I don’t believe it works like that. Making a poorly understood AGI doesn’t necessarily help with implementing a FAI (even if you have the theory figured out), as a FAI is not just parameterized by its values, but also defined by the correctness of interpretation of its values (decision theory), which other AGI designs by default won’t have.

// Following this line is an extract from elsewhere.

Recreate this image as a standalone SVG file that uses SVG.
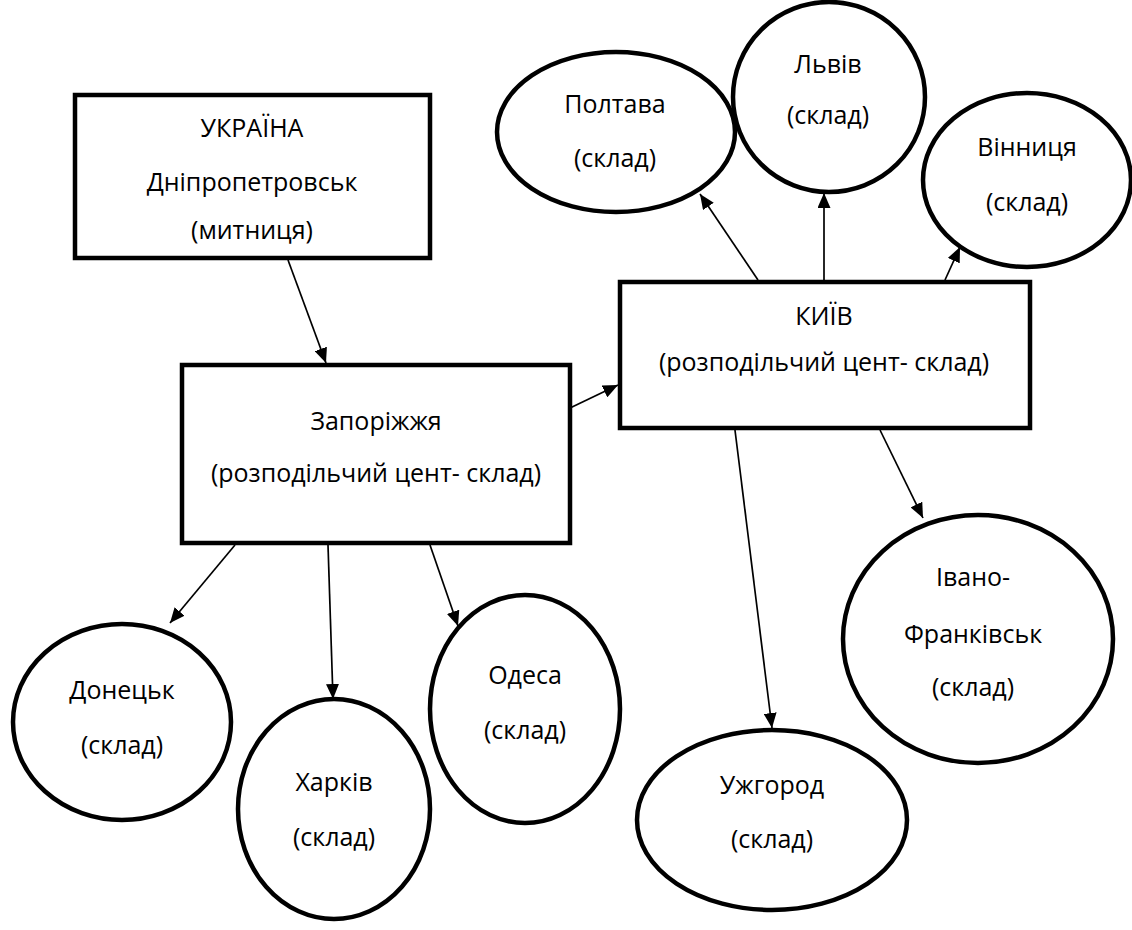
<svg xmlns="http://www.w3.org/2000/svg" width="1132" height="930" viewBox="0 0 1132 930">
<style>
  .box { fill: #ffffff; stroke: #000000; stroke-width: 4.5; }
  .oval { fill: #ffffff; stroke: #000000; stroke-width: 4.5; }
  .lbl { font-family: "Open Sans", "Noto Sans", "Liberation Sans", sans-serif; font-size: 25px; fill: #000000; text-anchor: middle; }
  .conn { stroke: #000000; stroke-width: 1.7; fill: none; marker-end: url(#arr); }
</style>
<defs>
  <marker id="arr" markerUnits="userSpaceOnUse" markerWidth="15" markerHeight="13" refX="15" refY="6.5" orient="auto">
    <path d="M0,0 L15,6.5 L0,13 z" fill="#000000"/>
  </marker>
</defs>
<rect width="1132" height="930" fill="#ffffff"/>

<g id="connectors">
  <line class="conn" x1="288" y1="260" x2="326" y2="363"/>
  <line class="conn" x1="570" y1="408" x2="618" y2="385"/>
  <line class="conn" x1="235" y1="545" x2="170" y2="623"/>
  <line class="conn" x1="328" y1="545" x2="333" y2="699"/>
  <line class="conn" x1="430" y1="545" x2="458" y2="626"/>
  <line class="conn" x1="758" y1="280" x2="700" y2="194"/>
  <line class="conn" x1="824" y1="280" x2="824" y2="193"/>
  <line class="conn" x1="945" y1="280" x2="960" y2="247"/>
  <line class="conn" x1="735" y1="430" x2="772" y2="728"/>
  <line class="conn" x1="880" y1="430" x2="923" y2="518"/>
</g>

<g id="ukraina">
  <rect class="box" x="75" y="95" width="355" height="163"/>
  <text class="lbl" x="252" y="137">УКРАЇНА</text>
  <text class="lbl" x="252" y="191">Дніпропетровськ</text>
  <text class="lbl" x="252" y="239">(митниця)</text>
</g>

<g id="zaporizhzhia">
  <rect class="box" x="182" y="365" width="388" height="178"/>
  <text class="lbl" x="376" y="430">Запоріжжя</text>
  <text class="lbl" x="376" y="482">(розподільчий цент- склад)</text>
</g>

<g id="kyiv">
  <rect class="box" x="620" y="282" width="410" height="146"/>
  <text class="lbl" x="824" y="325">КИЇВ</text>
  <text class="lbl" x="824" y="371">(розподільчий цент- склад)</text>
</g>

<g id="poltava">
  <ellipse class="oval" cx="616" cy="132" rx="119" ry="80"/>
  <text class="lbl" x="615" y="113">Полтава</text>
  <text class="lbl" x="615" y="167">(склад)</text>
</g>

<g id="lviv">
  <ellipse class="oval" cx="829" cy="97" rx="96" ry="95"/>
  <text class="lbl" x="828" y="73">Львів</text>
  <text class="lbl" x="828" y="124">(склад)</text>
</g>

<g id="vinnytsia">
  <ellipse class="oval" cx="1027" cy="180" rx="104" ry="87"/>
  <text class="lbl" x="1027" y="156">Вінниця</text>
  <text class="lbl" x="1027" y="211">(склад)</text>
</g>

<g id="donetsk">
  <ellipse class="oval" cx="122" cy="722" rx="109" ry="98"/>
  <text class="lbl" x="122" y="699">Донецьк</text>
  <text class="lbl" x="122" y="754">(склад)</text>
</g>

<g id="kharkiv">
  <ellipse class="oval" cx="334" cy="809" rx="96" ry="110"/>
  <text class="lbl" x="334" y="791">Харків</text>
  <text class="lbl" x="334" y="846">(склад)</text>
</g>

<g id="odesa">
  <ellipse class="oval" cx="525" cy="709" rx="95" ry="114"/>
  <text class="lbl" x="525" y="684">Одеса</text>
  <text class="lbl" x="525" y="739">(склад)</text>
</g>

<g id="uzhhorod">
  <ellipse class="oval" cx="772" cy="820" rx="135" ry="90"/>
  <text class="lbl" x="772" y="794">Ужгород</text>
  <text class="lbl" x="772" y="848">(склад)</text>
</g>

<g id="ivano-frankivsk">
  <ellipse class="oval" cx="978" cy="639" rx="135" ry="124"/>
  <text class="lbl" x="973" y="586">Івано-</text>
  <text class="lbl" x="973" y="643">Франківськ</text>
  <text class="lbl" x="973" y="696">(склад)</text>
</g>
</svg>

- Kaj_Sotala 11 Jan 2013 12:58 UTC
  3 points
  Parent
  
  although there might be useful methods in common.
  
  Indeed—for example, on the F front, computational models of human ethical reasoning seem like something that could help increase the safety of all kinds of AGI projects and also be useful for Friendliness theory in general, and some of them could conceivably be developed in the context of heuristic AGI. Likewise, for the AGI aspect, it seems like there should be all kinds of machine learning techniques and advances in probability theory (for example) that would be equally useful for pretty much any kind of AGI—after all, we already know that an understanding of e.g. Bayes’ theorem and expected utility will be necessary for pretty much any kind of AGI implementation, so why should we assume that all of the insights that will be useful in many kinds of contexts would have been developed already?
  
  Making a poorly understood AGI doesn’t necessarily help with implementing a FAI (even if you have the theory figured out)
  
  Right, by the above I meant to say “the right kind of AGI + Friendliness”; I certainly agree that there are many conceivable ways of building AGIs that would be impossible to ever make Friendly.